It is difficult to imagine life without Joy Barlow. In The Big Sleep (1946) she played the cabbie who gave Philip Marlowe a lift, and the exchange between Barlow and Humphrey Bogart is the stuff that dreams are made of. (She said, “Listen, if you ever need a ride again…” “Day or night?” “Night. I work during the day.”)
But then, with William Faulkner writing the screenplay, based on a Raymond Chandler novel, and Howard Hawks directing, how could it not be perfect?
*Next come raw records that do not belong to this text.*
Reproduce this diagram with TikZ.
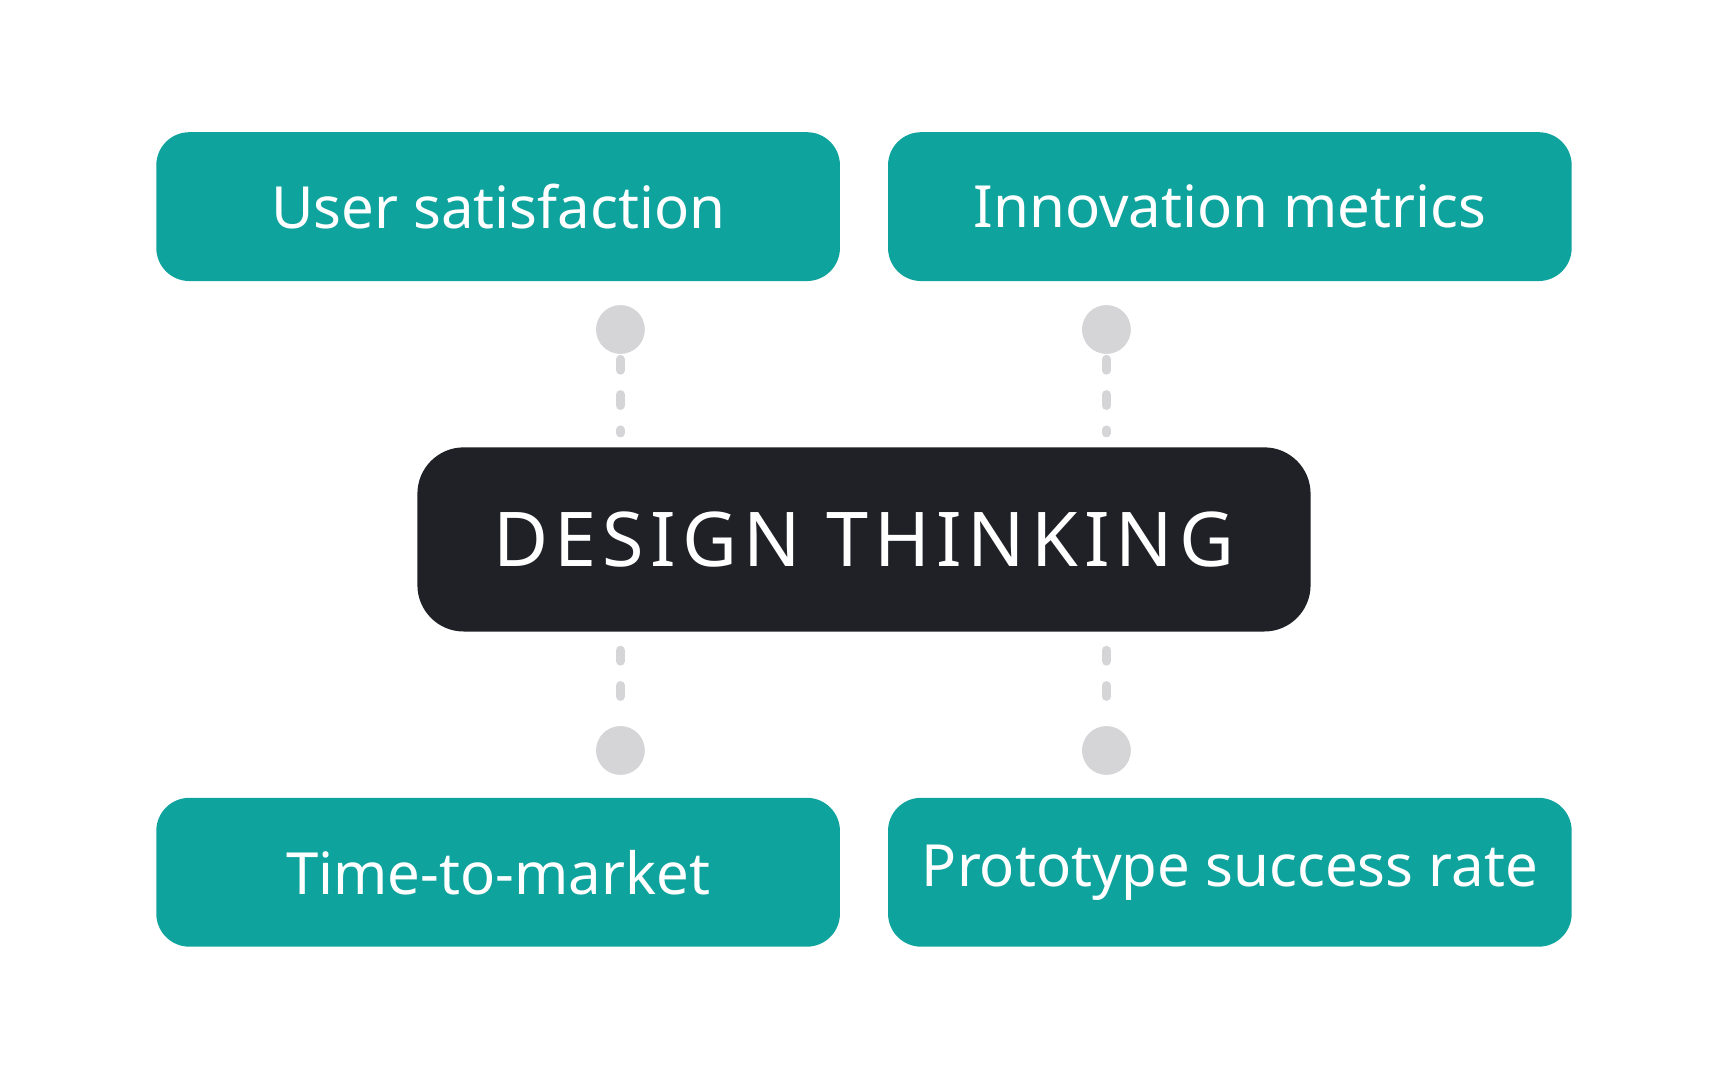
\documentclass[tikz,border=0pt]{standalone}
\usepackage{fontspec}
\setmainfont{Noto Sans}
\newfontfamily\titlefont[LetterSpace=8]{Noto Sans}
\definecolor{teal}{HTML}{0FA39E}
\definecolor{dark}{HTML}{202127}
\definecolor{dotgray}{HTML}{D5D5D8}
\begin{document}
\begin{tikzpicture}[x=0.01cm,y=-0.01cm,
  metric/.style={fill=teal,rounded corners=0.3cm,minimum width=6.2cm,minimum height=1.35cm,text=white,font=\fontsize{15}{18}\selectfont,inner sep=0pt},
  hub/.style={fill=dark,rounded corners=0.42cm,minimum width=8.1cm,minimum height=1.67cm,text=white,font=\titlefont\bfseries\fontsize{19.5}{22}\selectfont,inner sep=0pt},
  dot/.style={circle,fill=dotgray,minimum size=0.44cm,inner sep=0pt},
  link/.style={draw=dotgray,line width=0.08cm,line cap=round,dash pattern=on 0.1cm off 0.22cm}]
\useasboundingbox (0,0) rectangle (1568,980);
\node[metric] (us) at (452,187.5) {User satisfaction};
\node[metric] (im) at (1116,187.5) {Innovation metrics};
\node[metric] (tm) at (452,791.5) {Time-to-market};
\node[metric] (ps) at (1116,791.5) {Prototype success rate};
\node[hub] (dt) at (784,489.5) {DESIGN THINKING};
\node[dot] (d1) at (563,299) {};
\node[dot] (d2) at (1004,299) {};
\node[dot] (d3) at (563,681) {};
\node[dot] (d4) at (1004,681) {};
\coordinate (c1) at (563,393);
\coordinate (c2) at (1004,393);
\coordinate (c3) at (563,590);
\coordinate (c4) at (1004,590);
\draw[link] (d1.center) ++(0,27) -- (c1);
\draw[link] (d2.center) ++(0,27) -- (c2);
\draw[link] (c3) -- ([yshift=0.27cm]d3.center);
\draw[link] (c4) -- ([yshift=0.27cm]d4.center);
\node[dot] at (d1) {};
\node[dot] at (d2) {};
\node[dot] at (d3) {};
\node[dot] at (d4) {};
\end{tikzpicture}
\end{document}
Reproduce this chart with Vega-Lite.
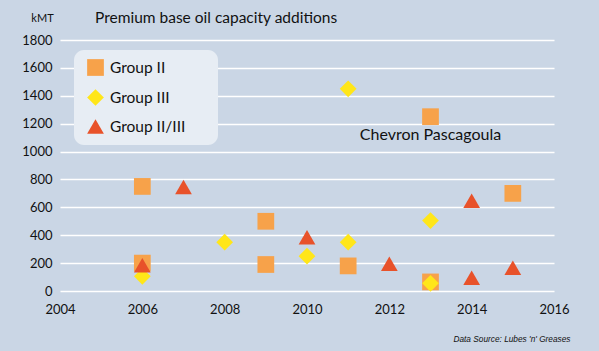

Unjustly, Barlow was uncredited, an omission repeated in The Horn Blows at Midnight (1945), another of my favorites, and Destination Tokyo (1943), one more favorite, where she plays “Wolf’s girl.” She was also in To Have and Have Not (1944), a film with a Faulkner screenplay based on a Hemingway novel, giving the film two Nobel Prize winners in literature, but no credit for Joy.
Mainly she was a showgirl in venues like The Hollywood Florentine Garden Revue’s “The Girls Are Back,” and she appeared in George White’s Scandals and Earl Carroll’s Vanities.
As a member of the latter, she was president of the Million Dollar Baby Club, dedicated to bettering the relations between chorus girls and millionaire admirers. I’ll bet she was a marvelous CEO.